IR: Acredito que seja só um reflexo do quanto ela odiava os nazistas e do compromisso que tinha com o propósito de acabar com eles. Não é algo que eu consiga imaginar dizer, mas também não consigo me imaginar entrando num quartel da Gestapo com uma granada na mão. Testemunhar todos os horrores da ocupação criou uma raiva assassina nela e, pessoalmente, sou muito grata por nunca ter tido uma experiência que me despertou um sentimento semelhante.

TAB: Em muitos países temos visto a ascensão de governos populistas e de extrema-direita, muitos dos quais comparados ao fascismo. Você considera que a democracia está ameaçada?

IR: Sim. Agora que a geração que vivenciou o nazismo está diminuindo, acho que é muito fácil esquecermos quão frágil a democracia é e como o ódio a outras pessoas pode se tornar uma força extremamente potente. Estudei a história da Alemanha e da Rússia na universidade e, para mim, havia sempre essa questão no ar, sobre o que havia de errado com a sociedade alemã que a fez permitir que os nazistas tenham chegado ao poder e todas as atrocidades que seguiram. E percebi que, infelizmente, isso é simplesmente parte da natureza humana.

Mas uma minoria significativa de pessoas pode ser maltratada pelo ódio violento de outras. E é necessário um esforço combinado de todos para manter a lei nessas circunstâncias. Então, não penso que temos que olhar para o mundo agora e, mais uma vez, nos perguntar "o que havia de errado com os alemães?". A pergunta deveria ser "o que há de errado com as pessoas?". E, na minha visão, um dos maiores problemas é memória. Não acho que chegamos a esse ponto, mas espero que não estejamos longe demais para ter esquecido o quão horrível essas forças podem ser quando são liberadas.
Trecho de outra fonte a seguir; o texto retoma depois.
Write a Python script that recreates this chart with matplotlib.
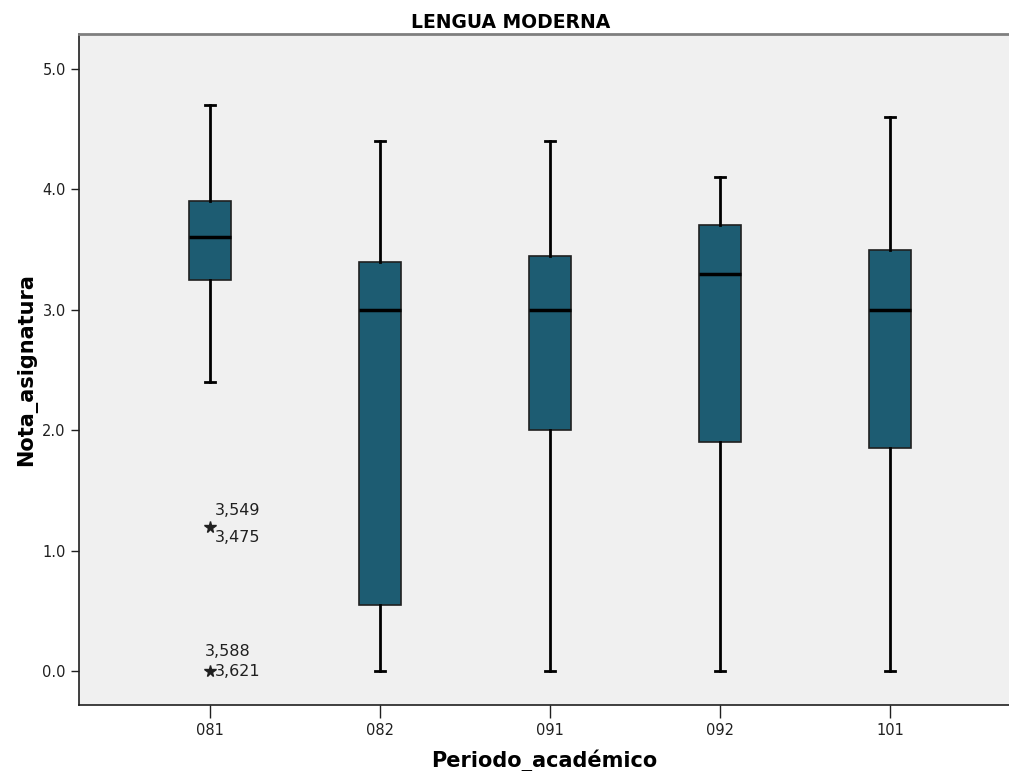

TAB: Há semelhanças entre a situação atual e as que levaram à Segunda Guerra Mundial?

IR: Sim e não, pois há muitas diferenças, e ao mesmo tempo os seres humanos permanecem os mesmos. Nós vivemos uma vida muito mais conectada, com mais oportunidades de aprender e entender uns aos outros. Também considero que estamos vivendo em tempos nos quais o racismo e intolerâncias de todos os tipos têm sido mais questionadas. Mas há semelhanças, como grandes desigualdades sociais e a pressão das mudanças climáticas, que tendem a nos dividir, além de colapsos financeiros parecidos com os que levaram os nazistas ao poder. Isso não significa que nosso destino é o mesmo. Ao menos no Reino Unido e nos Estados Unidos, vimos que quando os populistas chegam ao poder, eles na verdade não são bons governando. Então, talvez a gente tenha mais sorte dessa vez.

TAB: O que podemos aprender com a história da Nancy?

IR: O mais importante é a confirmação da máxima de que tempos extraordinários fazem aparecer pessoas extraordinárias. É um história que nos ensina que precisamos de pessoas com comprometimento e convicções para atravessar tempos obscuros. E que a humanidade já passou por situações ruins no passado, mas conseguiu superar.